With the snowball, it doesn’t matter what interest rate you’re paying on your loan. All that matters is that you pay down your debts in order of smallest to largest. It’s a great way to build momentum and motivation, because you quickly eliminate the number of debts you have. It really does feel great to owe less money to less creditors.
By contrast, the debt avalanche method starts big by targeting your highest interest rate debt first and gradually tapers off as your debts get smaller. Which makes complete sense, right? I mean, the higher your interest rate, the more you’re ultimately going to pay to loan the money.
So the debt avalanche method can save you money and time. You’ll pay less interest on your debts, plus you’ll pay them back faster.
How to use the debt avalanche method
This is a simple debt strategy at heart. The steps are:
- List all of your debts and the current interest rate you’re paying
- Order your list from the highest interest rate to the lowest
- Make your minimum monthly repayments on each of your loans
- Pay as much extra each month as you can on the highest interest rate loan
- Once you’ve paid off the highest interest loan, cross it off your list (yay!)
- Continue to pay the minimum monthly amount on each of your loans and direct your extra repayments to the next loan on your list
- Keep going until you’ve paid off all of your debts.
Why debt avalanching works so well
The debt avalanche method is the most financially sound way to pay off your debts, if you can stick with it. Logically, you want to pay off your credit card with its 19 per cent interest rate, rather than your BNPL loan that charges zero interest and only a small monthly fee. After all, as long as you meet your minimum monthly repayment obligations, some loans don’t cost you much at all.
Credit card interest compounds, which means if you get charged interest it will be added on top of your existing debt. Then next month, they’ll charge you interest on your original debt amount plus the interest amount. And so on and on until you suddenly find that you owe $2,000 (or more) for something that originally cost $600.
That’s the mighty power of compounding that builds so well when you’re saving, but turns into a wrecking ball when you’re in debt.
Highest interest rate to lowest
To see how that works in action is to truly understand the debt avalanche method.
If you owed $5000 on a credit card charging 19.74 per cent per annum and paid only the minimum $100 repayment each month, it would take you 8 years and 10 months to pay off your debt. You will have been charged $5,596 in interest – more than the initial amount you borrowed.

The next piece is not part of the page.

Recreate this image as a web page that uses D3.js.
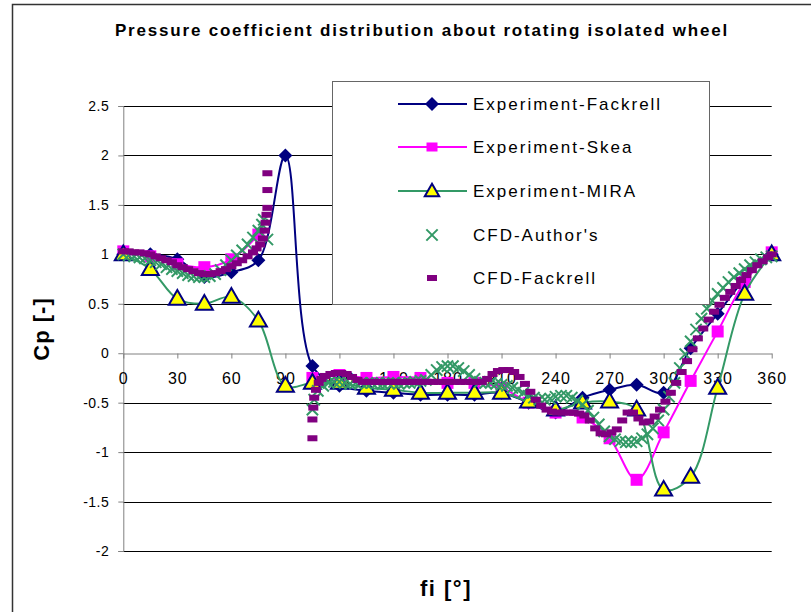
<!DOCTYPE html>
<html><head><meta charset="utf-8">
<script src="https://cdn.jsdelivr.net/npm/d3@7"></script>
<style>body{margin:0;background:#fff;} svg{display:block;font-family:"Liberation Sans",Arial,sans-serif;}</style>
</head><body>
<script>
const titleText = "Pressure coefficient distribution about rotating isolated wheel";
const xTitle = "fi [°]";
const yTitle = "Cp [-]";
const xTicks = [0,30,60,90,120,150,180,210,240,270,300,330,360];
const yTicks = [-2,-1.5,-1,-0.5,0,0.5,1,1.5,2,2.5];

const expAngles = [0,15,30,45,60,75,90,105,120,135,150,165,180,195,210,225,240,255,270,285,300,315,330,345,360];
const expFackrell = [1.0,1.0,0.95,0.77,0.82,0.94,2.0,-0.13,-0.33,-0.38,-0.4,-0.42,-0.42,-0.42,-0.4,-0.5,-0.6,-0.45,-0.37,-0.32,-0.4,0.05,0.4,0.75,1.0];
const expSkea = [1.03,0.98,0.9,0.87,0.95,1.2,null,-0.25,-0.22,-0.25,-0.24,-0.25,-0.3,-0.3,-0.35,-0.5,-0.6,-0.65,-0.86,-1.28,-0.8,-0.28,0.22,0.72,1.02];
const expMIRA = [1.0,0.85,0.55,0.5,0.57,0.33,-0.33,-0.3,-0.3,-0.35,-0.37,-0.4,-0.4,-0.4,-0.4,-0.49,-0.57,-0.5,-0.49,-0.57,-1.38,-1.25,-0.35,0.6,1.0];

const cfdAuthorAngles = [0,3,6,9,12,15,18,21,24,27,30,33,36,39,42,45,48,51,54,57,60,63,66,69,72,75,77,78,80,
 105,106,108,111,114,117,120,123,126,129,132,135,138,141,144,147,150,153,156,159,162,165,168,171,174,177,180,183,186,189,192,195,198,201,204,207,210,213,216,219,222,225,228,231,234,237,240,243,246,249,252,255,258,261,264,267,270,273,276,279,282,285,288,291,294,297,300,303,306,309,312,315,318,321,324,327,330,333,336,339,342,345,348,351,354,357,360];
const cfdAuthor = [1.0,0.99,0.98,0.97,0.96,0.94,0.92,0.9,0.87,0.85,0.83,0.81,0.79,0.78,0.77,0.77,0.78,0.8,0.84,0.89,0.94,0.99,1.04,1.1,1.17,1.24,1.3,1.35,1.15,
 -0.57,-0.47,-0.38,-0.33,-0.3,-0.29,-0.29,-0.3,-0.31,-0.3,-0.3,-0.31,-0.3,-0.3,-0.31,-0.3,-0.3,-0.31,-0.3,-0.3,-0.29,-0.28,-0.27,-0.22,-0.17,-0.14,-0.13,-0.13,-0.15,-0.18,-0.22,-0.26,-0.29,-0.3,-0.3,-0.31,-0.32,-0.33,-0.35,-0.37,-0.4,-0.43,-0.45,-0.47,-0.47,-0.46,-0.44,-0.43,-0.43,-0.45,-0.48,-0.52,-0.58,-0.65,-0.72,-0.79,-0.84,-0.87,-0.89,-0.9,-0.9,-0.89,-0.86,-0.82,-0.76,-0.68,-0.57,-0.44,-0.3,-0.15,-0.01,0.12,0.24,0.35,0.45,0.53,0.6,0.66,0.72,0.77,0.81,0.85,0.89,0.92,0.95,0.97,0.98];

const cfdFackrellAngles = [0,3,6,9,12,15,18,21,24,27,30,33,36,39,42,45,48,51,54,57,60,63,66,69,72,74,76,77.5,78.5,79,79.5,80,80,80,
 105,105,105.5,106,107,108.5,110,112,115,118,121,124,127,130,133,136,139,142,145,148,151,154,157,160,163,166,169,172,175,178,181,184,187,190,193,196,199,202,205,208,211,214,217,220,223,226,229,232,235,238,241,244,247,250,253,256,259,262,265,268,271,274,277,280,283,286,289,292,295,298,301,304,307,310,313,316,319,322,325,328,331,334,337,340,343,346,349,352,355,358,360];
const cfdFackrell = [1.03,1.03,1.02,1.02,1.01,1.0,0.98,0.96,0.94,0.92,0.89,0.87,0.85,0.83,0.81,0.8,0.8,0.81,0.83,0.85,0.88,0.91,0.94,0.98,1.02,1.06,1.1,1.16,1.24,1.32,1.4,1.47,1.65,1.82,
 -0.86,-0.67,-0.55,-0.45,-0.37,-0.3,-0.26,-0.23,-0.21,-0.2,-0.2,-0.21,-0.24,-0.27,-0.29,-0.29,-0.29,-0.29,-0.29,-0.29,-0.29,-0.29,-0.29,-0.29,-0.29,-0.29,-0.29,-0.29,-0.29,-0.29,-0.29,-0.29,-0.29,-0.29,-0.29,-0.29,-0.29,-0.26,-0.21,-0.18,-0.17,-0.17,-0.19,-0.24,-0.31,-0.39,-0.47,-0.53,-0.57,-0.59,-0.6,-0.6,-0.6,-0.6,-0.61,-0.63,-0.68,-0.76,-0.81,-0.82,-0.8,-0.77,-0.68,-0.6,-0.6,-0.66,-0.7,-0.69,-0.64,-0.57,-0.49,-0.4,-0.3,-0.19,-0.08,0.04,0.15,0.25,0.34,0.42,0.49,0.56,0.62,0.68,0.74,0.79,0.84,0.89,0.93,0.97,1.0];

const legendNames = ["Experiment-Fackrell","Experiment-Skea","Experiment-MIRA","CFD-Author's","CFD-Fackrell"];

const W = 811, H = 612;
const svg = d3.select("body").append("svg").attr("width", W).attr("height", H);
const x = d3.scaleLinear().domain([0,360]).range([123.3,771.7]);
const y = d3.scaleLinear().domain([-2,2.5]).range([551,106]);

// outer frame
svg.append("path").attr("d", `M12.5,${H} L12.5,4.5 L${W},4.5`).attr("fill","none").attr("stroke","#333").attr("stroke-width",1.5);

// title
svg.append("text").attr("x",422).attr("y",36).attr("text-anchor","middle")
  .attr("font-size",17).attr("font-weight","bold").attr("letter-spacing",1.8).text(titleText);

// gridlines
svg.append("g").selectAll("line").data(yTicks.filter(d=>d!==0)).join("line")
  .attr("x1",x(0)).attr("x2",x(360)).attr("y1",d=>Math.round(y(d))+0.5).attr("y2",d=>Math.round(y(d))+0.5)
  .attr("stroke","#000").attr("stroke-width",1);

// y axis
const yAxis = d3.axisLeft(y).tickValues(yTicks).tickSize(5).tickPadding(9).tickFormat(d=>d);
const gy = svg.append("g").attr("transform",`translate(${x(0)},0)`).call(yAxis);
gy.select(".domain").attr("stroke","#808080");
gy.selectAll(".tick line").attr("stroke","#808080");
gy.selectAll("text").attr("font-size",14).attr("letter-spacing",0.5).attr("font-family","'Liberation Sans',Arial,sans-serif").attr("fill","#000");

// x axis at y=0
const xAxis = d3.axisBottom(x).tickValues(xTicks).tickSize(5).tickPadding(14).tickSizeOuter(0);
const gx = svg.append("g").attr("transform",`translate(0,${Math.round(y(0))+0.5})`).call(xAxis);
gx.select(".domain").attr("stroke","#808080");
gx.selectAll(".tick line").attr("stroke","#808080");
gx.selectAll("text").attr("font-size",16).attr("letter-spacing",1).attr("font-family","'Liberation Sans',Arial,sans-serif").attr("fill","#000");

// axis titles
svg.append("text").attr("x",446).attr("y",596).attr("text-anchor","middle").attr("font-size",22).attr("font-weight","bold").attr("letter-spacing",1.5).text(xTitle);
svg.append("text").attr("transform","translate(49,329) rotate(-90)").attr("text-anchor","middle").attr("font-size",22).attr("font-weight","bold").attr("letter-spacing",1).text(yTitle);

const smooth = d3.line().defined(d=>d[1]!==null).x(d=>x(d[0])).y(d=>y(d[1])).curve(d3.curveCatmullRom.alpha(0.5));
const plot = svg.append("g");

const diamondPath = "M0,-7L7,0L0,7L-7,0Z";
const squarePath = "M-6,-6H6V6H-6Z";
const tri = d3.symbol().type(d3.symbolTriangle).size(125);

function drawSeries(g, ang, vals, color, markerFn){
  const pts = ang.map((a,i)=>[a, vals[i]]);
  g.append("path").attr("d", smooth(pts)).attr("fill","none").attr("stroke",color).attr("stroke-width",2);
  g.selectAll(null).data(pts.filter(d=>d[1]!==null)).join("path")
    .attr("transform",d=>`translate(${x(d[0])},${y(d[1])})`).each(function(){ markerFn(d3.select(this)); });
}
drawSeries(plot, expAngles, expFackrell, "#000080", s=>s.attr("d",diamondPath).attr("fill","#000080"));
drawSeries(plot, expAngles, expSkea, "#FF00FF", s=>s.attr("d",squarePath).attr("fill","#FF00FF"));
drawSeries(plot, expAngles, expMIRA, "#339966", s=>s.attr("d",tri).attr("transform",function(){return d3.select(this).attr("transform")+" translate(0,1)";}).attr("fill","#FFFF00").attr("stroke","#000080").attr("stroke-width",2));

// CFD Author's : X markers
const xm = d3.symbol().type(d3.symbolX).size(85);
plot.append("g").selectAll("path").data(cfdAuthorAngles.map((a,i)=>[a,cfdAuthor[i]])).join("path")
  .attr("d", xm).attr("transform",d=>`translate(${x(d[0])},${y(d[1])})`)
  .attr("fill","none").attr("stroke","#339966").attr("stroke-width",2);

// CFD Fackrell : dash markers
plot.append("g").selectAll("rect").data(cfdFackrellAngles.map((a,i)=>[a,cfdFackrell[i]])).join("rect")
  .attr("x",d=>x(d[0])-5).attr("y",d=>y(d[1])-3).attr("width",10).attr("height",6).attr("fill","#800080");

// legend
const lg = svg.append("g");
lg.append("rect").attr("x",332.5).attr("y",81.5).attr("width",377).attr("height",223).attr("fill","#fff").attr("stroke","#666").attr("stroke-width",1);
const rowsY = [104,147,191,235,278];
const lx1 = 398, lx2 = 467, lmx = 432;
lg.append("line").attr("x1",lx1).attr("x2",lx2).attr("y1",rowsY[0]).attr("y2",rowsY[0]).attr("stroke","#000080").attr("stroke-width",2);
lg.append("path").attr("d",diamondPath).attr("transform",`translate(${lmx},${rowsY[0]})`).attr("fill","#000080");
lg.append("line").attr("x1",lx1).attr("x2",lx2).attr("y1",rowsY[1]).attr("y2",rowsY[1]).attr("stroke","#FF00FF").attr("stroke-width",2);
lg.append("rect").attr("x",lmx-5.5).attr("y",rowsY[1]-4.5).attr("width",11).attr("height",9).attr("fill","#FF00FF");
lg.append("line").attr("x1",lx1).attr("x2",lx2).attr("y1",rowsY[2]).attr("y2",rowsY[2]).attr("stroke","#339966").attr("stroke-width",2);
lg.append("path").attr("d",d3.symbol().type(d3.symbolTriangle).size(90)).attr("transform",`translate(${lmx},${rowsY[2]+1})`).attr("fill","#FFFF00").attr("stroke","#000080").attr("stroke-width",2);
lg.append("path").attr("d",xm).attr("transform",`translate(${lmx},${rowsY[3]})`).attr("fill","none").attr("stroke","#339966").attr("stroke-width",2);
lg.append("rect").attr("x",lmx-5).attr("y",rowsY[4]-3).attr("width",10).attr("height",6).attr("fill","#800080");
lg.selectAll("text").data(legendNames).join("text").attr("x",473).attr("y",(d,i)=>rowsY[i]+6)
  .attr("font-size",17).attr("letter-spacing",2).text(d=>d);
</script>
</body></html>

Making an extra repayment of just $50 a month would have the debt repaid in 4 years and 1 month and saved you $3,288 in interest. Pay $200 a month instead of the minimum $100 and you’ll knock the debt off in 2 years and 9 months and save yourself $4,102. That’s right, finding an extra $25 or so a week would end up freeing up a ton of money to pay down your other debts.
No doubt about it, the debt avalanche method is the best debt repayment system for beating compounding. Pay down your debts by highest interest rate to lowest interest rate and you’ll end up paying less money overall.

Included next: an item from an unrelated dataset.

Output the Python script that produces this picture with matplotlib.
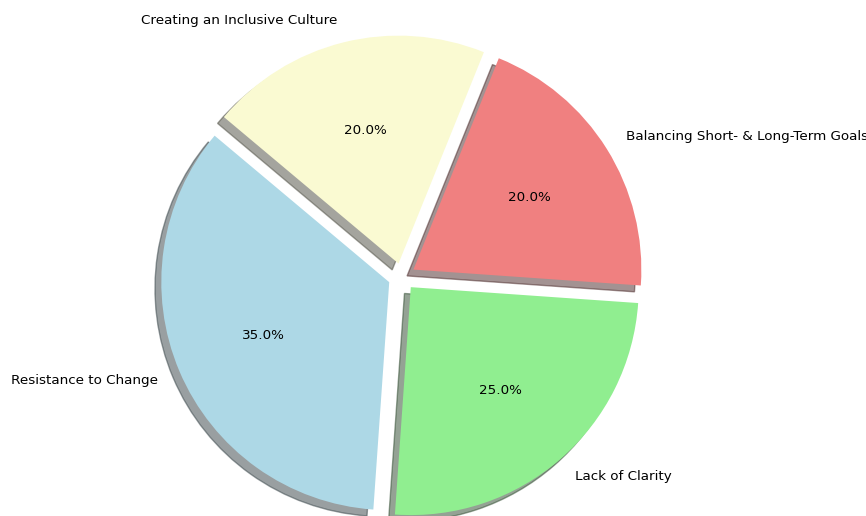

Why you might choose another debt repayment method
If avalanching saves you so much money, why wouldn’t you use it? In fact, it makes so much sense, why do other methods like the snowball even exist?
The answer to that is as complex as human motivation itself. A Harvard study concluded that people generally did better concentrating on one debt at a time (that is, using either the avalanche or the snowball, rather than adding extra repayment to every debt they had). But while it makes logical sense to use the avalanche, psychologically most people are generally more motivated when paying off their smaller debts first (using the snowball method). In other words, the more debts you pay off, the more likely you are to keep paying off your debts.
It can take a while to see your progress using the debt avalanche method, especially if your higher interest rate loans are also your higher balance loans.
One way to keep motivated while you’re chipping away is to keep your eye on the bigger picture. Regularly use calculators like this one to keep punching in your ‘extra repayment’ amounts to see the difference the extra money will make to your debt over time.
If you can keep on keeping on, you’ll definitely save a stack of money repaying your debts using the avalanche method, rather than the snowball. You’ll also get out of debt faster, which will free up your money to use compounding to your advantage at last.